__Given problem__. Only the number is wanted: count the lines that contain "page".

__Listed entries__.
BEGIN
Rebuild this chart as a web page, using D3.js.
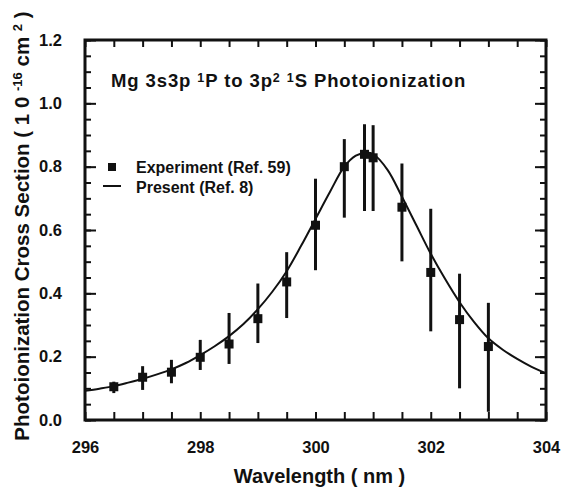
END
BEGIN
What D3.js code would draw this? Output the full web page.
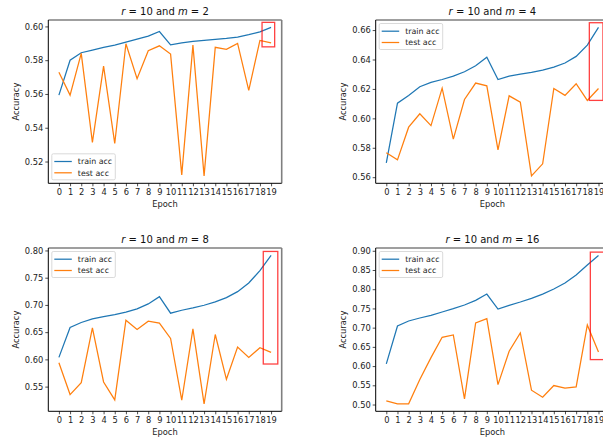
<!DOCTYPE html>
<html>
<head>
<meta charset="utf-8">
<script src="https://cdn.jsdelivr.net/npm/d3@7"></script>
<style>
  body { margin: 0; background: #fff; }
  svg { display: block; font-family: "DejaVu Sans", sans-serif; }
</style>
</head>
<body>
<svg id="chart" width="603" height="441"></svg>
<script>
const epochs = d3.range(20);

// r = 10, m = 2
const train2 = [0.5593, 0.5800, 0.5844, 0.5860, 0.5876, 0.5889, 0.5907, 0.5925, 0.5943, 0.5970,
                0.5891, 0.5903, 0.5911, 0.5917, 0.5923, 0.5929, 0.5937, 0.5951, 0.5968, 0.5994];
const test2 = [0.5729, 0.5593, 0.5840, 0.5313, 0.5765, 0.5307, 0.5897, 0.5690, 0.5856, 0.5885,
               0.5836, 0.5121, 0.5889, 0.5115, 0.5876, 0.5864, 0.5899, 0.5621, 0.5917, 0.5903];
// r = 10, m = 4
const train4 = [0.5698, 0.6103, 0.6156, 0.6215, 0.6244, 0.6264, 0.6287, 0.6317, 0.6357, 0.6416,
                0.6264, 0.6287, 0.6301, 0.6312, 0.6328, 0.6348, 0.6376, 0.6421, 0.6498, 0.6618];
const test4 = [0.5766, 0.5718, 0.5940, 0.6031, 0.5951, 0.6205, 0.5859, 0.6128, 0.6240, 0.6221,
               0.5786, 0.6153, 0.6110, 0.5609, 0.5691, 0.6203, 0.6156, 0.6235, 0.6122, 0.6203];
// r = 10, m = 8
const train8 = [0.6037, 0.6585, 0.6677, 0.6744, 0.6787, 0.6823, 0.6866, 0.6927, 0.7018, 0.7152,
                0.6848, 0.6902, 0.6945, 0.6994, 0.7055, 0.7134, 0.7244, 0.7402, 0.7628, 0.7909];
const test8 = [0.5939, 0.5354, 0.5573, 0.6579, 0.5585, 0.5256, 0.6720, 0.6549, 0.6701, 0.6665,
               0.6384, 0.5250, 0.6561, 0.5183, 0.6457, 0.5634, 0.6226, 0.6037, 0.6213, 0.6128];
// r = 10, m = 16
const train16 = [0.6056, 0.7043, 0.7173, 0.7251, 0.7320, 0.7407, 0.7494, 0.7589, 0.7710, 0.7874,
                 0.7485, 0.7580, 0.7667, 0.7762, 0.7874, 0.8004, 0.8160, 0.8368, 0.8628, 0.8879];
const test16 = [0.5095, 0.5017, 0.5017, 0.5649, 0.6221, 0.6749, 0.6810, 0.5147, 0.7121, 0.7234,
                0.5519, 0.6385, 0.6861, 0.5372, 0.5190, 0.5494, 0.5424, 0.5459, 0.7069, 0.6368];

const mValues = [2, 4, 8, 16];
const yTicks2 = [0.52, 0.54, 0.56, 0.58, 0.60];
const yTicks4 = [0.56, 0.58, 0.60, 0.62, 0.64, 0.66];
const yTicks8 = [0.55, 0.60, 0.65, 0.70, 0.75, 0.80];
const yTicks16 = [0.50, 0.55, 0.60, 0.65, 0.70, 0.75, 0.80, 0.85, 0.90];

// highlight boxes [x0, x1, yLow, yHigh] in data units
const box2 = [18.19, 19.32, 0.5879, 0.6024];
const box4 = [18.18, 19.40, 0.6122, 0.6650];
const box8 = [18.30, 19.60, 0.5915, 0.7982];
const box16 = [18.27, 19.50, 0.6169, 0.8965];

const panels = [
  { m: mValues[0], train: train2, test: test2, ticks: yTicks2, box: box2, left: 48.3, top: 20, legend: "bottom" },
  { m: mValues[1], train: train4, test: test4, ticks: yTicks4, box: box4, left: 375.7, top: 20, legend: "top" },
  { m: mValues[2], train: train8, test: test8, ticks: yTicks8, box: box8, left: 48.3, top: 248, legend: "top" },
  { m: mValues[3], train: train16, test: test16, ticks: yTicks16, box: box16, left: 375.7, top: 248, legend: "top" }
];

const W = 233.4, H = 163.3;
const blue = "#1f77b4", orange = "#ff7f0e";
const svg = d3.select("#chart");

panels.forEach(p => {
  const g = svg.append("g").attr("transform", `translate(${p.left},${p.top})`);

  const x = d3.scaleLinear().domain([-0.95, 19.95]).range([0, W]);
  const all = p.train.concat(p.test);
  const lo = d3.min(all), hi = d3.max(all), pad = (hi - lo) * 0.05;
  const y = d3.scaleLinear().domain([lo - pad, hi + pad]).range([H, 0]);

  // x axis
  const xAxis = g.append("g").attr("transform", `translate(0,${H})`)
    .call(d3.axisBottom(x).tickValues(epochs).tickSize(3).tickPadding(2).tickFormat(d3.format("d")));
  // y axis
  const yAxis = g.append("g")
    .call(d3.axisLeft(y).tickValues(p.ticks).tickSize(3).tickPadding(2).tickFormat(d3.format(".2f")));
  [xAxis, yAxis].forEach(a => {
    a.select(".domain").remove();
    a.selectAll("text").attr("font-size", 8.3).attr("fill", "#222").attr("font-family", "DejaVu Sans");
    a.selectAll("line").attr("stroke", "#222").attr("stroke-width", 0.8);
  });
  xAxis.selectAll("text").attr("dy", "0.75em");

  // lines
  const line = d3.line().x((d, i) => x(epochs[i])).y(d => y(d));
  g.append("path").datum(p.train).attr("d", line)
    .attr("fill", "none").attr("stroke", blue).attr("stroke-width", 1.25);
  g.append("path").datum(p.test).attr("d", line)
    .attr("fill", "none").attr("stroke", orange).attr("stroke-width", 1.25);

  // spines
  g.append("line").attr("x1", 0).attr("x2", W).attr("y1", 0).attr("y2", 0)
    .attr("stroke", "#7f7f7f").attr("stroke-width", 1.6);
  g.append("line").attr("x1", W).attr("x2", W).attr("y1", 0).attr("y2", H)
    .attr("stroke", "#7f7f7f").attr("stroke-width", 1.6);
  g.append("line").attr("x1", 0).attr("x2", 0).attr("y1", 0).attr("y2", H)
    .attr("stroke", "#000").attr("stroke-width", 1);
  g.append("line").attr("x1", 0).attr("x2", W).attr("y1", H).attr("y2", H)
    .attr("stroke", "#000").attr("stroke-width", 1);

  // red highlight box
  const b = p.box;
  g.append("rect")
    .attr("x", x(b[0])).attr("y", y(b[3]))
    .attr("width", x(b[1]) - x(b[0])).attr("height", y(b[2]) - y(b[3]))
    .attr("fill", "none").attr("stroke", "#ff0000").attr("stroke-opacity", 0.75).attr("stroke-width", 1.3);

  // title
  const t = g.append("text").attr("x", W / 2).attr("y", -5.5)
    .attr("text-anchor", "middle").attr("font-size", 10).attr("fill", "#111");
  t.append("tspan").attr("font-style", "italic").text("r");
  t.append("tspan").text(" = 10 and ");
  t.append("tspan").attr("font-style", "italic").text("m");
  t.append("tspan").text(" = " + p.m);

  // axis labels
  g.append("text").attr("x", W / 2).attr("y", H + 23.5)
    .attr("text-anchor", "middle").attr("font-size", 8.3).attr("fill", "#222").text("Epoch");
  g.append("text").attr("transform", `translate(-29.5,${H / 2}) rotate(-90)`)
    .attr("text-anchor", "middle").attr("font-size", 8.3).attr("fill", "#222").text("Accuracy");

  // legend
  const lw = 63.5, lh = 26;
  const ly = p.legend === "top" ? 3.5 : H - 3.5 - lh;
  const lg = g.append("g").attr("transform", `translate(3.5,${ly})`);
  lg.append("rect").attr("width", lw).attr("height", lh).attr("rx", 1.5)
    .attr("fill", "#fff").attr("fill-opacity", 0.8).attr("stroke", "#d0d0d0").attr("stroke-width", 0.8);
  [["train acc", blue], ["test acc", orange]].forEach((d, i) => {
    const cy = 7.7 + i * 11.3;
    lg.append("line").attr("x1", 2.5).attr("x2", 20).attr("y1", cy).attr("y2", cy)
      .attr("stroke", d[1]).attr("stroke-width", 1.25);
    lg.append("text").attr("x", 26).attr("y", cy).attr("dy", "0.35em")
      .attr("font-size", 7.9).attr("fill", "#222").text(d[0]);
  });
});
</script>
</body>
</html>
END
__Reply__. 2